◆ DATASET EXTRACT

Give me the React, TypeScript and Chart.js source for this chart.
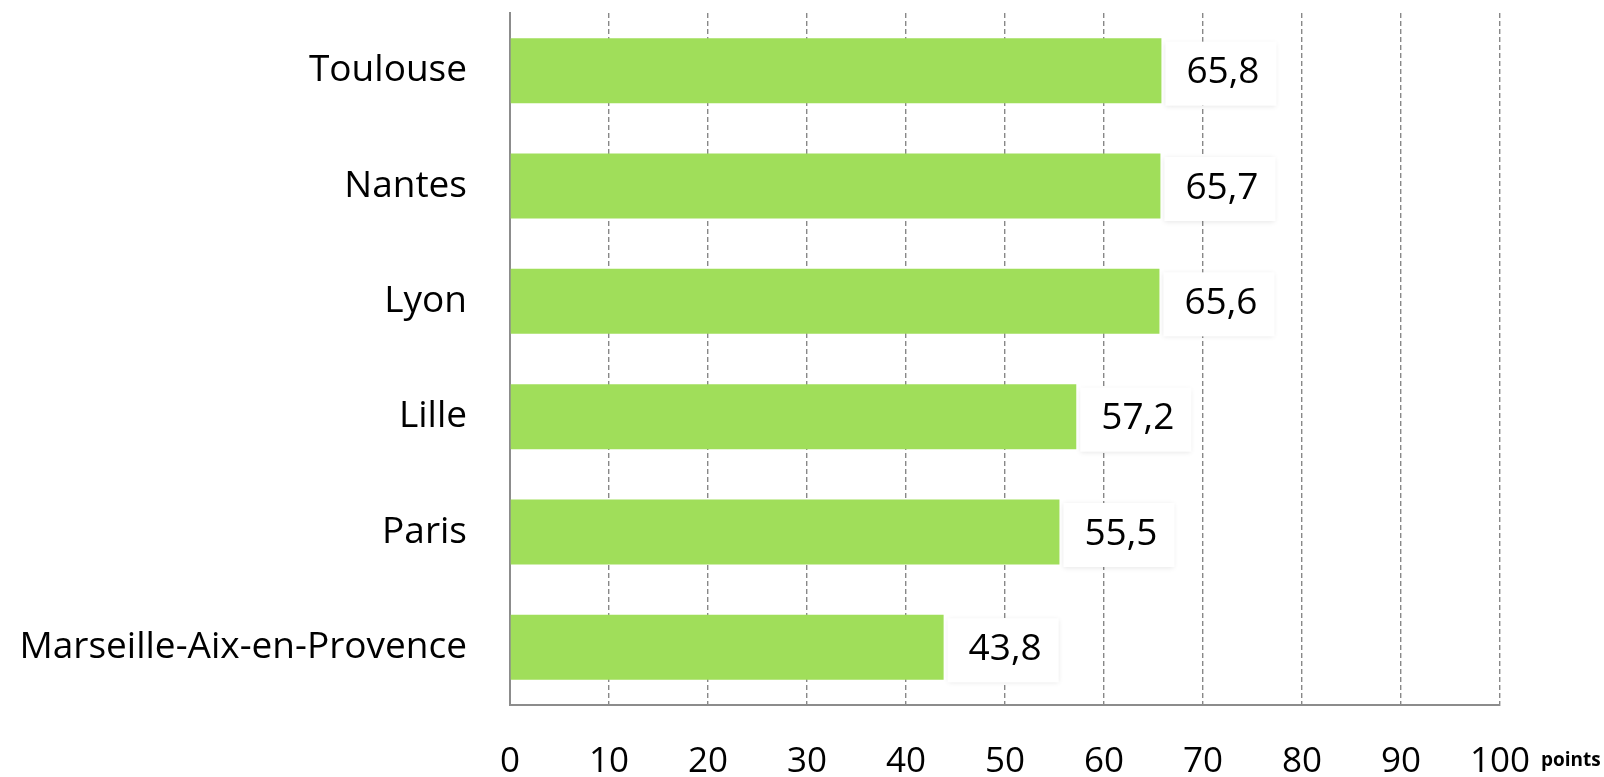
import React, { useEffect, useRef } from "react";
import { Chart, registerables } from "chart.js";

Chart.register(...registerables);

const categories = ["Toulouse", "Nantes", "Lyon", "Lille", "Paris", "Marseille-Aix-en-Provence"];
const values = [65.8, 65.7, 65.6, 57.2, 55.5, 43.8];
const valueLabels = ["65,8", "65,7", "65,6", "57,2", "55,5", "43,8"];
const unitLabel = "points";
const xMin = 0;
const xMax = 100;
const xStep = 10;

const FONT = "'Open Sans', 'Noto Sans', sans-serif";

const valueLabelPlugin = {
  id: "valueLabels",
  afterDatasetsDraw(chart: any) {
    const ctx = chart.ctx;
    const meta = chart.getDatasetMeta(0);
    ctx.save();
    ctx.font = `37px ${FONT}`;
    meta.data.forEach((bar: any, i: number) => {
      const text = valueLabels[i];
      const w = ctx.measureText(text).width;
      const x0 = bar.x + 4;
      const boxW = w + 38;
      const boxH = 64;
      const y0 = bar.y - boxH / 2 + 3;
      ctx.save();
      ctx.shadowColor = "rgba(0,0,0,0.10)";
      ctx.shadowBlur = 5;
      ctx.shadowOffsetY = 1;
      ctx.fillStyle = "#ffffff";
      ctx.fillRect(x0, y0, boxW, boxH);
      ctx.restore();
      ctx.fillStyle = "#000000";
      ctx.textAlign = "left";
      ctx.textBaseline = "middle";
      ctx.fillText(text, bar.x + 25, bar.y + 2);
    });
    ctx.restore();
  },
};

const unitPlugin = {
  id: "unitLabel",
  afterDraw(chart: any) {
    const ctx = chart.ctx;
    const xs = chart.scales.x;
    ctx.save();
    ctx.font = `bold 19px ${FONT}`;
    ctx.fillStyle = "#000000";
    ctx.textAlign = "left";
    ctx.textBaseline = "alphabetic";
    ctx.fillText(unitLabel, xs.getPixelForValue(xMax) + 41, 766);
    ctx.restore();
  },
};

export default function App() {
  const ref = useRef<HTMLCanvasElement | null>(null);

  useEffect(() => {
    if (!ref.current) return;
    const chart = new Chart(ref.current, {
      type: "bar",
      data: {
        labels: categories,
        datasets: [
          {
            data: values,
            backgroundColor: "#A0DE5A",
            borderWidth: 0,
            barPercentage: 0.564,
            categoryPercentage: 1,
          },
        ],
      },
      options: {
        indexAxis: "y",
        animation: false,
        responsive: true,
        maintainAspectRatio: false,
        layout: { padding: { top: 13, right: 104, left: 0, bottom: 0 } },
        plugins: {
          legend: { display: false },
          tooltip: { enabled: false },
          title: { display: false },
        },
        scales: {
          x: {
            type: "linear",
            min: xMin,
            max: xMax,
            ticks: {
              stepSize: xStep,
              color: "#000000",
              font: { family: FONT, size: 35 },
              padding: 36,
            },
            grid: {
              color: "#888888",
              lineWidth: 1.4,
              drawTicks: false,
            },
            border: {
              display: true,
              color: "#8c8c8c",
              width: 2,
              dash: [5, 3],
            },
            afterFit(scale: any) {
              scale.height = 72;
              scale.paddingLeft = 0;
              scale.paddingRight = 0;
            },
          },
          y: {
            type: "category",
            ticks: {
              color: "#000000",
              font: { family: FONT, size: 37 },
              padding: 43,
            },
            grid: { display: false, drawTicks: false },
            border: { display: true, color: "#8c8c8c", width: 2 },
            afterFit(scale: any) {
              scale.width = 510;
              scale.paddingTop = 0;
              scale.paddingBottom = 0;
            },
          },
        },
      },
      plugins: [valueLabelPlugin, unitPlugin],
    } as any);
    return () => chart.destroy();
  }, []);

  return (
    <div style={{ position: "fixed", left: 0, top: 0, width: 1604, height: 777, background: "#fff" }}>
      <canvas ref={ref} />
    </div>
  );
}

◆ WHAT YOU WILL DO
Extract, word for word, each line from the top of the data down to and including the line with "Chart.register(...registerables);"; skip the pictures.

◆ EXERCISE OUTPUT
Give me the React, TypeScript and Chart.js source for this chart.
import React, { useEffect, useRef } from "react";
import { Chart, registerables } from "chart.js";

Chart.register(...registerables);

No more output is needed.